§ **Task requirements**:
Write out all the lines again, precisely as they stand, but without the images.

§ **Data extract**:

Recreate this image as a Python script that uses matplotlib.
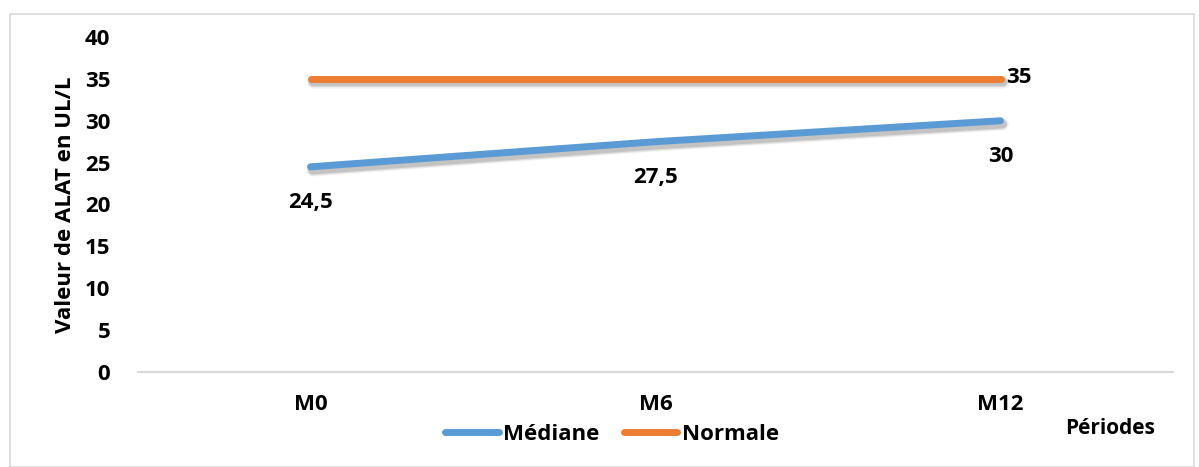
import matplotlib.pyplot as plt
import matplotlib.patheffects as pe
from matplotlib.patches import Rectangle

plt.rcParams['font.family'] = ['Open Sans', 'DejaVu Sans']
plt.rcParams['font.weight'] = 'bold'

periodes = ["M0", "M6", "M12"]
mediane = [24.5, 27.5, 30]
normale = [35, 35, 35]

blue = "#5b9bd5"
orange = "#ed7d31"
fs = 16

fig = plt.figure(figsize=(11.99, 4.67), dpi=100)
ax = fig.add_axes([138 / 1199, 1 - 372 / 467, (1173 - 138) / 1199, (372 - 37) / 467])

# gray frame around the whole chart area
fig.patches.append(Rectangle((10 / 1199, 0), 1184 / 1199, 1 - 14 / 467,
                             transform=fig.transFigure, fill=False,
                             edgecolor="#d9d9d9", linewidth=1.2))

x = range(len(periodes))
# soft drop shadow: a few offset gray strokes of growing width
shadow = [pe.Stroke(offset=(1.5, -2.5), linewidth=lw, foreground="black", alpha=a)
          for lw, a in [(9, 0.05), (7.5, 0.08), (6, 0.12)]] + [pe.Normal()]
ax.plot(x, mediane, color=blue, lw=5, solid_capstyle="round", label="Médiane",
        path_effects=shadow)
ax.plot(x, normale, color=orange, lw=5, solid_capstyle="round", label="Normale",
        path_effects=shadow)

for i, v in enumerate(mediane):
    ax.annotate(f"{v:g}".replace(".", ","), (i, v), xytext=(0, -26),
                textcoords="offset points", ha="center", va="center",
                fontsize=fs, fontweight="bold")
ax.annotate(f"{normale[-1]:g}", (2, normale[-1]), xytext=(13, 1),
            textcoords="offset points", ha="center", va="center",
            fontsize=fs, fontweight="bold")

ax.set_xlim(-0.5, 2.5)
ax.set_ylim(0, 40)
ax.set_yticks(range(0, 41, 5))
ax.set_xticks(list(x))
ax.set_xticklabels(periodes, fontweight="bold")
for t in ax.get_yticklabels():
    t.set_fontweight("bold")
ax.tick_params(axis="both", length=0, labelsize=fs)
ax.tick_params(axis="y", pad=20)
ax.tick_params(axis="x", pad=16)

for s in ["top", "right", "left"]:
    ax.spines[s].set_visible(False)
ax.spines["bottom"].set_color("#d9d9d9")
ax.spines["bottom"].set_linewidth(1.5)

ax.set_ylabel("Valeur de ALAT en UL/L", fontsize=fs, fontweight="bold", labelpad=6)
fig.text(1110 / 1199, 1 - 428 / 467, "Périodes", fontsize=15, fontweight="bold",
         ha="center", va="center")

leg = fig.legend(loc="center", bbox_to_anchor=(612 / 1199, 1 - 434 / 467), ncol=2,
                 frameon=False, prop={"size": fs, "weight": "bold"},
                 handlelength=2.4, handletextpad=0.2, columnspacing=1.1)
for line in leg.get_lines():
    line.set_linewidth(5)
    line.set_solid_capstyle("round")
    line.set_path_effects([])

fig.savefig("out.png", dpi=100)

§ **Answer in full**:
Recreate this image as a Python script that uses matplotlib.
import matplotlib.pyplot as plt
import matplotlib.patheffects as pe
from matplotlib.patches import Rectangle

plt.rcParams['font.family'] = ['Open Sans', 'DejaVu Sans']
plt.rcParams['font.weight'] = 'bold'

periodes = ["M0", "M6", "M12"]
mediane = [24.5, 27.5, 30]
normale = [35, 35, 35]

blue = "#5b9bd5"
orange = "#ed7d31"
fs = 16

fig = plt.figure(figsize=(11.99, 4.67), dpi=100)
ax = fig.add_axes([138 / 1199, 1 - 372 / 467, (1173 - 138) / 1199, (372 - 37) / 467])

# gray frame around the whole chart area
fig.patches.append(Rectangle((10 / 1199, 0), 1184 / 1199, 1 - 14 / 467,
                             transform=fig.transFigure, fill=False,
                             edgecolor="#d9d9d9", linewidth=1.2))

x = range(len(periodes))
# soft drop shadow: a few offset gray strokes of growing width
shadow = [pe.Stroke(offset=(1.5, -2.5), linewidth=lw, foreground="black", alpha=a)
          for lw, a in [(9, 0.05), (7.5, 0.08), (6, 0.12)]] + [pe.Normal()]
ax.plot(x, mediane, color=blue, lw=5, solid_capstyle="round", label="Médiane",
        path_effects=shadow)
ax.plot(x, normale, color=orange, lw=5, solid_capstyle="round", label="Normale",
        path_effects=shadow)

for i, v in enumerate(mediane):
    ax.annotate(f"{v:g}".replace(".", ","), (i, v), xytext=(0, -26),
                textcoords="offset points", ha="center", va="center",
                fontsize=fs, fontweight="bold")
ax.annotate(f"{normale[-1]:g}", (2, normale[-1]), xytext=(13, 1),
            textcoords="offset points", ha="center", va="center",
            fontsize=fs, fontweight="bold")

ax.set_xlim(-0.5, 2.5)
ax.set_ylim(0, 40)
ax.set_yticks(range(0, 41, 5))
ax.set_xticks(list(x))
ax.set_xticklabels(periodes, fontweight="bold")
for t in ax.get_yticklabels():
    t.set_fontweight("bold")
ax.tick_params(axis="both", length=0, labelsize=fs)
ax.tick_params(axis="y", pad=20)
ax.tick_params(axis="x", pad=16)

for s in ["top", "right", "left"]:
    ax.spines[s].set_visible(False)
ax.spines["bottom"].set_color("#d9d9d9")
ax.spines["bottom"].set_linewidth(1.5)

ax.set_ylabel("Valeur de ALAT en UL/L", fontsize=fs, fontweight="bold", labelpad=6)
fig.text(1110 / 1199, 1 - 428 / 467, "Périodes", fontsize=15, fontweight="bold",
         ha="center", va="center")

leg = fig.legend(loc="center", bbox_to_anchor=(612 / 1199, 1 - 434 / 467), ncol=2,
                 frameon=False, prop={"size": fs, "weight": "bold"},
                 handlelength=2.4, handletextpad=0.2, columnspacing=1.1)
for line in leg.get_lines():
    line.set_linewidth(5)
    line.set_solid_capstyle("round")
    line.set_path_effects([])

fig.savefig("out.png", dpi=100)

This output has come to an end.